Le sens de l’Absurde
L’humour d’Allais annonce le théâtre de l’Absurde : « Ne remets pas à demain ce que tu peux faire après-demain… » « La nuit tombait. Je me suis baissé pour la ramasser. »
Pour justifier une réponse tardive à un ami : « Excuse-moi d’avoir mis si longtemps mais quand la lettre est arrivée, j’étais au fond du jardin… »
Sur Honfleur, sa ville natale : « En été il y fait vraiment chaud pour une si petite ville. »
Jane Avril se refuse…
Bien que doté d’un beau visage de Viking, il fut malheureux en amour se montrant incapable de séduire une femme pourtant fort généreuse de son corps avec des hommes qui ne le valaient pas, la danseuse de french cancan Jane Avril.
Ses échecs répétés l’incitaient à penser que l’homme était imparfait.
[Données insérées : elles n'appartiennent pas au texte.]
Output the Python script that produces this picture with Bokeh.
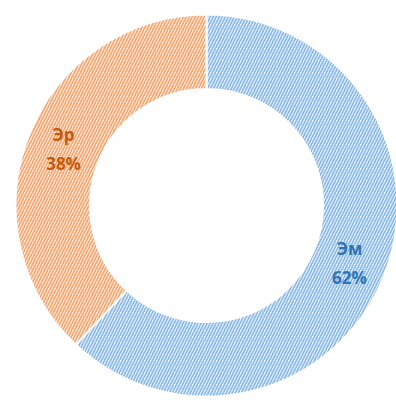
import math
from bokeh.plotting import figure
from bokeh.models import Range1d, ColumnDataSource
from bokeh.core.properties import value
from bokeh.embed import file_html
from bokeh.resources import INLINE

# Share of each group
categories = ["Эм", "Эр"]
shares = [62, 38]
percent_labels = ["62%", "38%"]

fill_colors = ["#e4f0fb", "#fee8d8"]
hatch_colors = ["#88b8e8", "#f5a66f"]
label_colors = ["#2e75b6", "#c55a11"]

W, H = 396, 400
cx, cy = 206, H - 205
r_outer, r_inner = 191, 116.5

total = sum(shares)
starts, ends, lx, ly = [], [], [], []
cum = 0.0
for s in shares:
    a0 = math.pi / 2 - 2 * math.pi * cum / total
    cum += s
    a1 = math.pi / 2 - 2 * math.pi * cum / total
    starts.append(a1)
    ends.append(a0)
    mid = (a0 + a1) / 2
    rm = (r_outer + r_inner) / 2
    lx.append(cx + rm * math.cos(mid))
    ly.append(cy + rm * math.sin(mid))

src = ColumnDataSource(dict(
    start=starts, end=ends, fill=fill_colors, hatch=hatch_colors,
    cat=categories, pct=percent_labels, col=label_colors,
    x=lx, y=ly,
    y_top=[v + 14 for v in ly], y_bot=[v - 15 for v in ly],
))

p = figure(width=W, height=H, output_backend="svg", toolbar_location=None,
           x_range=Range1d(0, W), y_range=Range1d(0, H), min_border=0)
p.axis.visible = False
p.grid.visible = False
p.outline_line_color = None
p.background_fill_color = "white"
p.border_fill_color = "white"

p.annular_wedge(x=cx, y=cy, inner_radius=r_inner, outer_radius=r_outer,
                start_angle="start", end_angle="end", direction="anticlock",
                fill_color="fill", line_color="white", line_width=2,
                hatch_pattern="/", hatch_color="hatch", hatch_scale=6,
                hatch_weight=1.6, source=src)

for col in ("cat", "pct"):
    p.text(x="x", y="y_top" if col == "cat" else "y_bot", text=col,
           text_color="col", text_align="center", text_baseline="middle",
           text_font=value("Open Sans"), text_font_style="bold",
           text_font_size="17px", source=src)

open("out.html", "w").write(file_html(p, INLINE))
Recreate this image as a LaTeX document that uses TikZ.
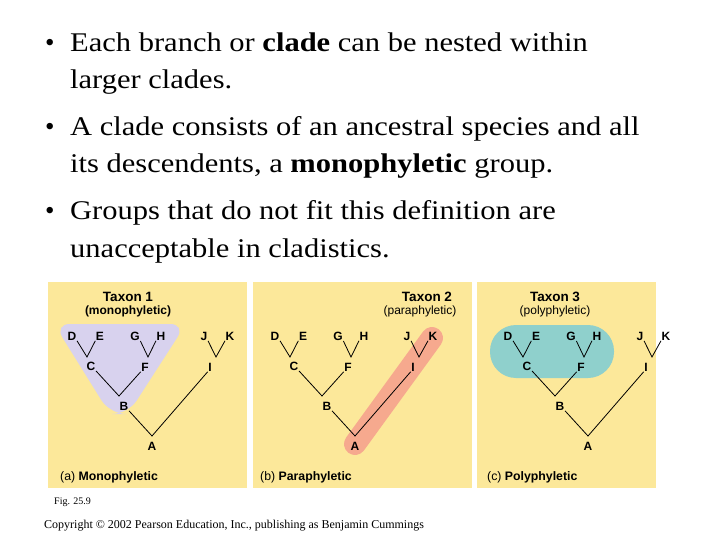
\documentclass[tikz,border=0pt]{standalone}
\usepackage{fontspec}
\setmainfont{Liberation Serif}
\newfontfamily\lsans{Liberation Sans}
\newcommand\wide[1]{\scalebox{1.13}[1]{#1}}
\begin{document}
\begin{tikzpicture}[x=1pt,y=-1pt,
  lbl/.style={font=\lsans\bfseries\fontsize{12}{13}\selectfont,inner sep=0.5pt},
  br/.style={line width=0.8pt,black},
  bul/.style={anchor=base west,font=\fontsize{27}{30}\selectfont,inner sep=0},
  captext/.style={anchor=west,inner sep=0,font=\lsans\fontsize{12.3}{13}\selectfont}]
\useasboundingbox (0,0) rectangle (720,540);
\fill[white] (0,0) rectangle (720,540);
% bullets
\node[bul] (b1) at (45,52) {\textbullet};
\node[bul] (t1) at (70,52) {\wide{Each branch or \textbf{clade} can be nested within}};
\node[bul] (t1b) at (70,89) {\wide{larger clades.}};
\node[bul] (b2) at (45,136) {\textbullet};
\node[bul] (t2) at (70,136) {\wide{A clade consists of an ancestral species and all}};
\node[bul] (t2b) at (70,173) {\wide{its descendents, a \textbf{monophyletic} group.}};
\node[bul] (b3) at (45,220) {\textbullet};
\node[bul] (t3) at (70,220) {\wide{Groups that do not fit this definition are}};
\node[bul] (t3b) at (70,257) {\wide{unacceptable in cladistics.}};
% panels
\definecolor{pan}{HTML}{FCE89A}
\fill[pan] (48,282) rectangle (247,488);
\fill[pan] (253,282) rectangle (472,488);
\fill[pan] (477,282) rectangle (656,488);
% shading
\definecolor{lav}{HTML}{D8D2EE}
\definecolor{sal}{HTML}{F6A98E}
\definecolor{tea}{HTML}{8FD0CC}
\fill[lav, rounded corners=16] (54,324) -- (186,324) -- (128,414) -- (110,414) -- cycle;
\draw[sal, line width=22pt, line cap=round] (355,444) -- (432,338);
\fill[tea, rounded corners=26] (490,325) rectangle (614,378);
% titles
\node[lbl,font=\lsans\bfseries\fontsize{13.5}{14}\selectfont] (h1) at (128,297) {Taxon 1};
\node[lbl] (s1) at (128,311) {(monophyletic)};
\node[lbl,font=\lsans\bfseries\fontsize{13.5}{14}\selectfont] (h2) at (427,297) {Taxon 2};
\node[lbl,font=\lsans\fontsize{12}{13}\selectfont] (s2) at (420,311) {(paraphyletic)};
\node[lbl,font=\lsans\bfseries\fontsize{13.5}{14}\selectfont] (h3) at (555,297) {Taxon 3};
\node[lbl,font=\lsans\fontsize{12}{13}\selectfont] (s3) at (555,311) {(polyphyletic)};
% trees
\foreach \p/\o in {a/0,b/203,c/436}{
\begin{scope}[xshift=\o]
\node[lbl] (\p D) at (72,336) {D};
\node[lbl] (\p E) at (100,336) {E};
\node[lbl] (\p G) at (135,336) {G};
\node[lbl] (\p H) at (161,336) {H};
\node[lbl] (\p J) at (204,336) {J};
\node[lbl] (\p K) at (230,336) {K};
\node[lbl] (\p C) at (91,366) {C};
\node[lbl] (\p F) at (145,367) {F};
\node[lbl] (\p I) at (210,367) {I};
\node[lbl] (\p B) at (124,406) {B};
\node[lbl] (\p A) at (152,446) {A};
\coordinate (\p cj) at (87,357);
\coordinate (\p fj) at (148,357);
\coordinate (\p ij) at (216,357);
\coordinate (\p bj) at (119,396);
\coordinate (\p aj) at (152,436);
\draw[br] (\p D.south east) -- (\p cj) -- (\p E.south west);
\draw[br] (\p G.south east) -- (\p fj) -- (\p H.south west);
\draw[br] (\p J.south east) -- (\p ij) -- (\p K.south west);
\draw[br] (\p C.south east) -- (\p bj) -- (\p F.south west);
\draw[br] (\p B.south east) -- (\p aj) -- (\p I.south west);
\end{scope}}
% captions
\node[captext] (ca) at (60,477) {(a) \textbf{Monophyletic}};
\node[captext] (cb) at (260,477) {(b) \textbf{Paraphyletic}};
\node[captext] (cc) at (487,477) {(c) \textbf{Polyphyletic}};
\node[anchor=west,inner sep=0,font=\fontsize{10}{11}\selectfont] (fig) at (54,502) {Fig. 25.9};
\node[anchor=west,inner sep=0,font=\fontsize{12}{13}\selectfont] (cp) at (44,526) {Copyright \textcopyright{} 2002 Pearson Education, Inc., publishing as Benjamin Cummings};
\end{tikzpicture}
\end{document}
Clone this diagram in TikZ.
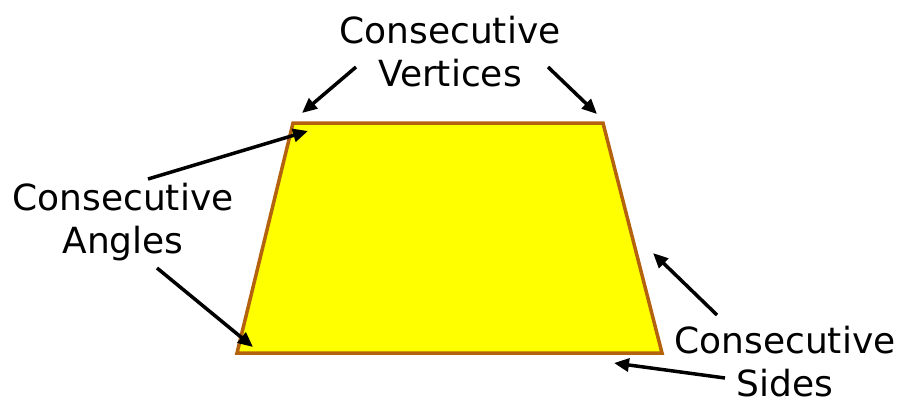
\documentclass[tikz,border=0pt]{standalone}
\usepackage{fontspec}
\setmainfont{DejaVu Sans}
\usetikzlibrary{arrows.meta}
\definecolor{trapfill}{HTML}{FFFF00}
\definecolor{trapedge}{HTML}{B5620F}

\begin{document}
\begin{tikzpicture}[x=1pt,y=-1pt,
      lbl/.style={align=center,font=\fontsize{36}{43}\selectfont,inner sep=0pt},
      arr/.style={-{Triangle[length=15pt,width=13pt]},black,line width=3.5pt}]
    \useasboundingbox (0,0) rectangle (904,405);
    % trapezoid
    \coordinate (tl) at (293,123);
    \coordinate (tr) at (603,123);
    \coordinate (br) at (662,353);
    \coordinate (bl) at (237,353);
    \draw[fill=trapfill,draw=trapedge,line width=3.5pt,line join=miter](tl)--(tr)--(br)--(bl)--cycle;
    % labels
    \node[lbl,anchor=base](vert) at (450,86){Consecutive\\Vertices};
    \node[lbl,anchor=base](ang) at (123,253){Consecutive\\Angles};
    \node[lbl,anchor=base](sid) at (785,396){Consecutive\\Sides};
    % arrow ends
    \coordinate (v1) at (356,67);
    \coordinate (v1t) at (302,113);
    \coordinate (v2) at (548,67);
    \coordinate (v2t) at (597,114);
    \coordinate (a1) at (148,179);
    \coordinate (a1t) at (308,131);
    \coordinate (a2) at (157,268);
    \coordinate (a2t) at (253,347);
    \coordinate (s1) at (717,315);
    \coordinate (s1t) at (653,253);
    \coordinate (s2) at (725,378);
    \coordinate (s2t) at (614,363);
    \draw[arr](v1)--(v1t);
    \draw[arr](v2)--(v2t);
    \draw[arr](a1)--(a1t);
    \draw[arr](a2)--(a2t);
    \draw[arr](s1)--(s1t);
    \draw[arr](s2)--(s2t);
\end{tikzpicture}
\end{document}
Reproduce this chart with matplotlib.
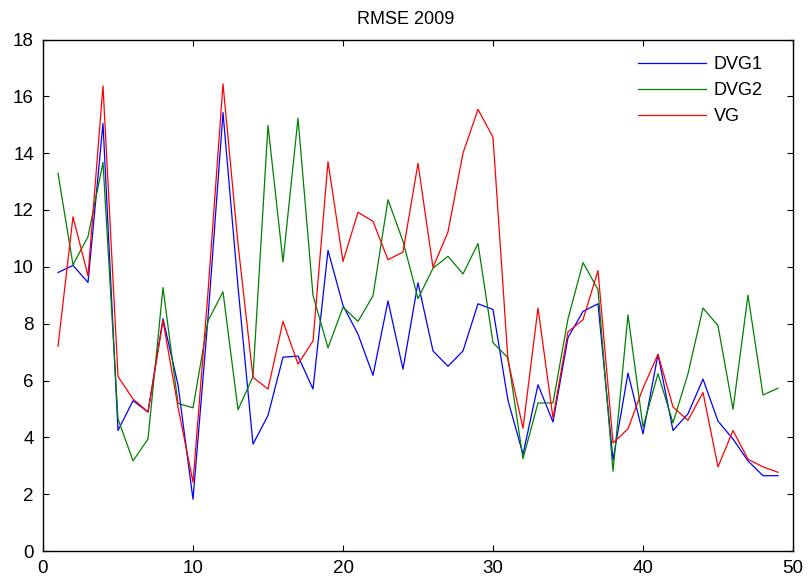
import matplotlib
matplotlib.use("Agg")
import matplotlib.pyplot as plt

plt.rcParams['font.family'] = ['Liberation Sans', 'DejaVu Sans']

x = list(range(1, 50))

dvg1 = [9.80, 10.05, 9.45, 15.05, 4.24, 5.29, 4.89, 8.17, 5.85, 1.82,
        8.2, 15.43, 9.3, 3.76, 4.77, 6.82, 6.86, 5.70, 10.58, 8.64,
        7.63, 6.18, 8.80, 6.40, 9.44, 7.04, 6.50, 7.04, 8.70, 8.50,
        5.3, 3.40, 5.85, 4.54, 7.51, 8.43, 8.70, 3.20, 6.26, 4.12,
        6.92, 4.24, 4.83, 6.05, 4.57, 3.94, 3.17, 2.65, 2.65]

dvg2 = [13.29, 10.07, 11.06, 13.68, 4.65, 3.17, 3.94, 9.27, 5.19, 5.04,
        8.1, 9.12, 4.97, 6.14, 14.98, 10.17, 15.23, 9.0, 7.15, 8.58,
        8.08, 8.98, 12.36, 10.90, 8.88, 9.95, 10.37, 9.75, 10.82, 7.33,
        6.8, 3.25, 5.21, 5.21, 8.17, 10.15, 9.2, 2.81, 8.31, 4.36,
        6.24, 4.51, 6.24, 8.55, 7.93, 4.99, 9.0, 5.49, 5.73]

vg = [7.21, 11.76, 9.68, 16.37, 6.14, 5.35, 4.89, 8.11, 5.07, 2.42,
      9.1, 16.44, 10.8, 6.11, 5.70, 8.08, 6.58, 7.39, 13.70, 10.19,
      11.92, 11.60, 10.25, 10.52, 13.64, 9.98, 11.23, 14.0, 15.54, 14.56,
      6.7, 4.32, 8.55, 4.68, 7.71, 8.14, 9.87, 3.80, 4.30, 5.73,
      6.92, 5.07, 4.60, 5.58, 2.96, 4.24, 3.23, 2.96, 2.77]

fig = plt.figure(figsize=(8.09, 5.88), dpi=100)
ax = fig.add_axes([43 / 809, 1 - 551 / 588, 750 / 809, 511.5 / 588])

ax.plot(x, dvg1, color='blue', lw=0.9, label='DVG1')
ax.plot(x, dvg2, color='green', lw=0.9, label='DVG2')
ax.plot(x, vg, color='red', lw=0.9, label='VG')

ax.set_xlim(0, 50)
ax.set_ylim(0, 18)
ax.set_xticks(range(0, 51, 10))
ax.set_yticks(range(0, 19, 2))
ax.tick_params(direction='in', top=True, right=True, length=4,
               labelsize=13.5, pad=6.5)
for s in ax.spines.values():
    s.set_linewidth(1.0)

ax.set_title('RMSE 2009', fontsize=13, x=0.483, pad=11)

ax.legend(loc='upper left', bbox_to_anchor=(0.793, 0.968), frameon=False,
          fontsize=13, handlelength=3.8, handletextpad=0.4,
          labelspacing=0.5, borderpad=0, borderaxespad=0)

fig.savefig('out.png', dpi=100)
Bien sûr, il avait son explication : « Pas étonnant si l’on songe à l’époque où il fut créé… »
La dive bouteille
Alphonse Allais est mort à 51 ans. « Il avait bu sa mort verre par verre, a écrit le journaliste Hervé Lauwick dans un livre savoureux « D’Alphonse Allais à Sacha Guitry ». Lequel Guitry avouait ne l’avoir « jamais vu ivre, jamais dégrisé ».
Sa mort survint après une dernière soirée au café, qu’il eût été sage d’éviter. Allais y rencontra un ami et lui dit à voix basse : « Reconduis-moi jusqu’à mon hôtel. Demain je serai mort. »
Une fois encore il inquiéta car il tint cette lugubre promesse…
Mais dès le lendemain, il devenait immortel : grâce à tous ses bons mots qui enrichissent les milliers de livres de citations liées à l’esprit français.